# [Required task]
Exclude images, then output the remaining data verbatim.

=====

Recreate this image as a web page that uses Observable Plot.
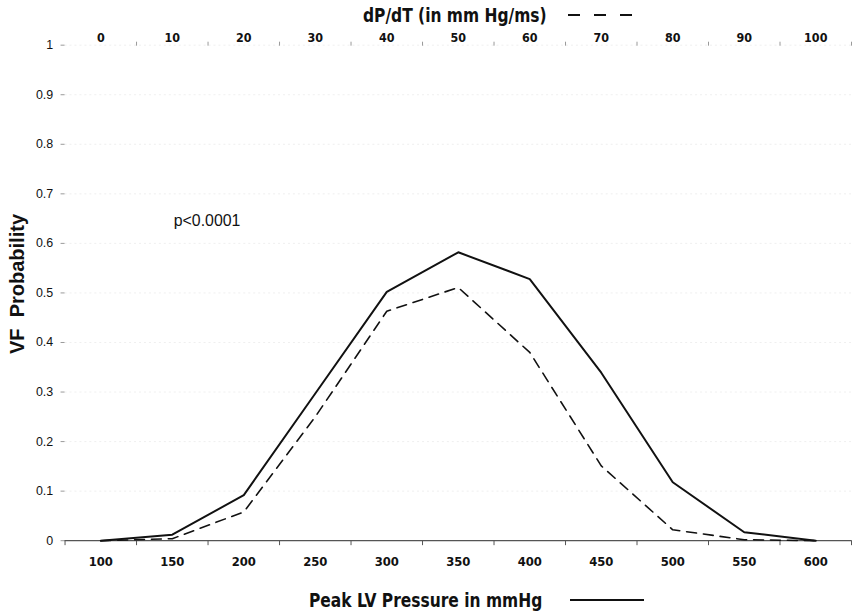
<!DOCTYPE html>
<html>
<head>
<meta charset="utf-8">
<script src="https://cdn.jsdelivr.net/npm/d3@7"></script>
<script src="https://cdn.jsdelivr.net/npm/@observablehq/plot@0.6"></script>
<style>
  html, body { margin: 0; padding: 0; background: white; }
  #wrap { position: relative; width: 852px; height: 614px; overflow: hidden; background: white; }
  .narrow { font-family: "Liberation Sans Narrow", "Arial Narrow", "DejaVu Sans Condensed", sans-serif; font-weight: bold; }
  .ttl { position: absolute; display: flex; align-items: center; font-size: 20px; line-height: 22px; color: #111; white-space: nowrap; transform-origin: 0 50%; }
  #ylab { position: absolute; left: 17px; top: 284px; transform: translate(-50%, -50%) rotate(-90deg);
          font-family: "Liberation Sans", Arial, sans-serif; font-weight: bold; font-size: 20px; white-space: nowrap; color: #111; }
</style>
</head>
<body>
<div id="wrap">
  <div class="ttl narrow" style="left:363px; top:4px;"><span style="display:inline-block; transform:scaleX(0.86); transform-origin:0 50%; width:190px;">dP/dT (in mm Hg/ms)</span><svg width="70" height="6" style="margin-left:15px"><line x1="0" x2="70" y1="3" y2="3" stroke="#111" stroke-width="2" stroke-dasharray="12,14"></line></svg></div>
  <div id="ylab">VF&nbsp;&nbsp;Probability</div>
  <div class="ttl narrow" style="left:309px; top:589px;"><span style="display:inline-block; transform:scaleX(0.86); transform-origin:0 50%; width:234px;">Peak LV Pressure in mmHg</span><svg width="74" height="6" style="margin-left:27px"><line x1="0" x2="74" y1="3" y2="3" stroke="#111" stroke-width="2"></line></svg></div>
</div>
<script>
// Bottom category axis: Peak LV Pressure (mmHg)
const pressure = [100, 150, 200, 250, 300, 350, 400, 450, 500, 550, 600];
// Top category axis: dP/dT (mm Hg/ms)
const dpdtLabels = ["0", "10", "20", "30", "40", "50", "60", "70", "80", "90", "100"];
// VF probability by Peak LV Pressure (solid)
const probPeakLV = [0, 0.012, 0.092, 0.297, 0.502, 0.582, 0.528, 0.339, 0.118, 0.017, 0];
// VF probability by dP/dT (dashed)
const probDpdt = [0, 0.004, 0.058, 0.25, 0.463, 0.511, 0.38, 0.151, 0.022, 0.002, 0];
// Y ticks
const yTicks = [0, 0.1, 0.2, 0.3, 0.4, 0.5, 0.6, 0.7, 0.8, 0.9, 1];
const yTickLabels = ["0", "0.1", "0.2", "0.3", "0.4", "0.5", "0.6", "0.7", "0.8", "0.9", "1"];
// Category boundaries (tick marks sit between categories)
const boundaries = [75, 125, 175, 225, 275, 325, 375, 425, 475, 525, 575, 625];
// Annotation
const annText = ["p<0.0001"];
const annX = [151];
const annY = [0.645];

const solidData = pressure.map((p, i) => ({p, v: probPeakLV[i]}));
const dashData = pressure.map((p, i) => ({p, v: probDpdt[i]}));
const ann = annText.map((t, i) => ({t, x: annX[i], y: annY[i]}));

const narrow = '"Liberation Sans Narrow", "Arial Narrow", "DejaVu Sans Condensed", sans-serif';

const chart = Plot.plot({
  width: 858,
  height: 614,
  marginLeft: 65,
  marginRight: 1,
  marginTop: 45,
  marginBottom: 70,
  x: {type: "linear", domain: [75, 625]},
  y: {domain: [0, 1]},
  style: {background: "white", fontFamily: '"Liberation Sans", Arial, sans-serif', color: "#111"},
  marks: [
    Plot.gridY(yTicks.slice(1), {stroke: "#e4e4e4", strokeOpacity: 0.6, strokeDasharray: "2,3"}),
    Plot.axisY({ticks: yTicks, tickFormat: (d, i) => yTickLabels[i], tickSize: 4, tickPadding: 8, fontSize: 12.5, stroke: "#999", fill: "#111"}),
    Plot.axisX({ticks: boundaries, tickFormat: () => "", tickSize: 5, stroke: "#555"}),
    Plot.axisX({ticks: pressure, tickFormat: d => String(d), tickSize: 0, tickPadding: 16, fontSize: 13, fontWeight: "bold", fontFamily: narrow, fill: "#111"}),
    Plot.axisX({anchor: "top", ticks: boundaries.slice(1), tickFormat: () => "", tickSize: 4, stroke: "#999"}),
    Plot.axisX({anchor: "top", ticks: pressure, tickFormat: (d, i) => dpdtLabels[i], tickSize: 0, tickPadding: 3, fontSize: 12.5, fontWeight: "bold", fontFamily: narrow, fill: "#111"}),
    Plot.ruleY([0], {stroke: "#555", strokeWidth: 1.2}),
    Plot.line(dashData, {x: "p", y: "v", stroke: "#111", strokeWidth: 1.6, strokeDasharray: "10,7"}),
    Plot.line(solidData, {x: "p", y: "v", stroke: "#111", strokeWidth: 2}),
    Plot.text(ann, {x: "x", y: "y", text: "t", textAnchor: "start", fontSize: 16, fill: "#111"})
  ]
});
document.getElementById("wrap").prepend(chart);
chart.style.position = "absolute";
chart.style.left = "0";
chart.style.top = "0";
</script>
</body>
</html>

=====

# [Written response]
Recreate this image as a web page that uses Observable Plot.
<!DOCTYPE html>
<html>
<head>
<meta charset="utf-8">
<script src="https://cdn.jsdelivr.net/npm/d3@7"></script>
<script src="https://cdn.jsdelivr.net/npm/@observablehq/plot@0.6"></script>
<style>
  html, body { margin: 0; padding: 0; background: white; }
  #wrap { position: relative; width: 852px; height: 614px; overflow: hidden; background: white; }
  .narrow { font-family: "Liberation Sans Narrow", "Arial Narrow", "DejaVu Sans Condensed", sans-serif; font-weight: bold; }
  .ttl { position: absolute; display: flex; align-items: center; font-size: 20px; line-height: 22px; color: #111; white-space: nowrap; transform-origin: 0 50%; }
  #ylab { position: absolute; left: 17px; top: 284px; transform: translate(-50%, -50%) rotate(-90deg);
          font-family: "Liberation Sans", Arial, sans-serif; font-weight: bold; font-size: 20px; white-space: nowrap; color: #111; }
</style>
</head>
<body>
<div id="wrap">
  <div class="ttl narrow" style="left:363px; top:4px;"><span style="display:inline-block; transform:scaleX(0.86); transform-origin:0 50%; width:190px;">dP/dT (in mm Hg/ms)</span><svg width="70" height="6" style="margin-left:15px"><line x1="0" x2="70" y1="3" y2="3" stroke="#111" stroke-width="2" stroke-dasharray="12,14"></line></svg></div>
  <div id="ylab">VF&nbsp;&nbsp;Probability</div>
  <div class="ttl narrow" style="left:309px; top:589px;"><span style="display:inline-block; transform:scaleX(0.86); transform-origin:0 50%; width:234px;">Peak LV Pressure in mmHg</span><svg width="74" height="6" style="margin-left:27px"><line x1="0" x2="74" y1="3" y2="3" stroke="#111" stroke-width="2"></line></svg></div>
</div>
<script>
// Bottom category axis: Peak LV Pressure (mmHg)
const pressure = [100, 150, 200, 250, 300, 350, 400, 450, 500, 550, 600];
// Top category axis: dP/dT (mm Hg/ms)
const dpdtLabels = ["0", "10", "20", "30", "40", "50", "60", "70", "80", "90", "100"];
// VF probability by Peak LV Pressure (solid)
const probPeakLV = [0, 0.012, 0.092, 0.297, 0.502, 0.582, 0.528, 0.339, 0.118, 0.017, 0];
// VF probability by dP/dT (dashed)
const probDpdt = [0, 0.004, 0.058, 0.25, 0.463, 0.511, 0.38, 0.151, 0.022, 0.002, 0];
// Y ticks
const yTicks = [0, 0.1, 0.2, 0.3, 0.4, 0.5, 0.6, 0.7, 0.8, 0.9, 1];
const yTickLabels = ["0", "0.1", "0.2", "0.3", "0.4", "0.5", "0.6", "0.7", "0.8", "0.9", "1"];
// Category boundaries (tick marks sit between categories)
const boundaries = [75, 125, 175, 225, 275, 325, 375, 425, 475, 525, 575, 625];
// Annotation
const annText = ["p<0.0001"];
const annX = [151];
const annY = [0.645];

const solidData = pressure.map((p, i) => ({p, v: probPeakLV[i]}));
const dashData = pressure.map((p, i) => ({p, v: probDpdt[i]}));
const ann = annText.map((t, i) => ({t, x: annX[i], y: annY[i]}));

const narrow = '"Liberation Sans Narrow", "Arial Narrow", "DejaVu Sans Condensed", sans-serif';

const chart = Plot.plot({
  width: 858,
  height: 614,
  marginLeft: 65,
  marginRight: 1,
  marginTop: 45,
  marginBottom: 70,
  x: {type: "linear", domain: [75, 625]},
  y: {domain: [0, 1]},
  style: {background: "white", fontFamily: '"Liberation Sans", Arial, sans-serif', color: "#111"},
  marks: [
    Plot.gridY(yTicks.slice(1), {stroke: "#e4e4e4", strokeOpacity: 0.6, strokeDasharray: "2,3"}),
    Plot.axisY({ticks: yTicks, tickFormat: (d, i) => yTickLabels[i], tickSize: 4, tickPadding: 8, fontSize: 12.5, stroke: "#999", fill: "#111"}),
    Plot.axisX({ticks: boundaries, tickFormat: () => "", tickSize: 5, stroke: "#555"}),
    Plot.axisX({ticks: pressure, tickFormat: d => String(d), tickSize: 0, tickPadding: 16, fontSize: 13, fontWeight: "bold", fontFamily: narrow, fill: "#111"}),
    Plot.axisX({anchor: "top", ticks: boundaries.slice(1), tickFormat: () => "", tickSize: 4, stroke: "#999"}),
    Plot.axisX({anchor: "top", ticks: pressure, tickFormat: (d, i) => dpdtLabels[i], tickSize: 0, tickPadding: 3, fontSize: 12.5, fontWeight: "bold", fontFamily: narrow, fill: "#111"}),
    Plot.ruleY([0], {stroke: "#555", strokeWidth: 1.2}),
    Plot.line(dashData, {x: "p", y: "v", stroke: "#111", strokeWidth: 1.6, strokeDasharray: "10,7"}),
    Plot.line(solidData, {x: "p", y: "v", stroke: "#111", strokeWidth: 2}),
    Plot.text(ann, {x: "x", y: "y", text: "t", textAnchor: "start", fontSize: 16, fill: "#111"})
  ]
});
document.getElementById("wrap").prepend(chart);
chart.style.position = "absolute";
chart.style.left = "0";
chart.style.top = "0";
</script>
</body>
</html>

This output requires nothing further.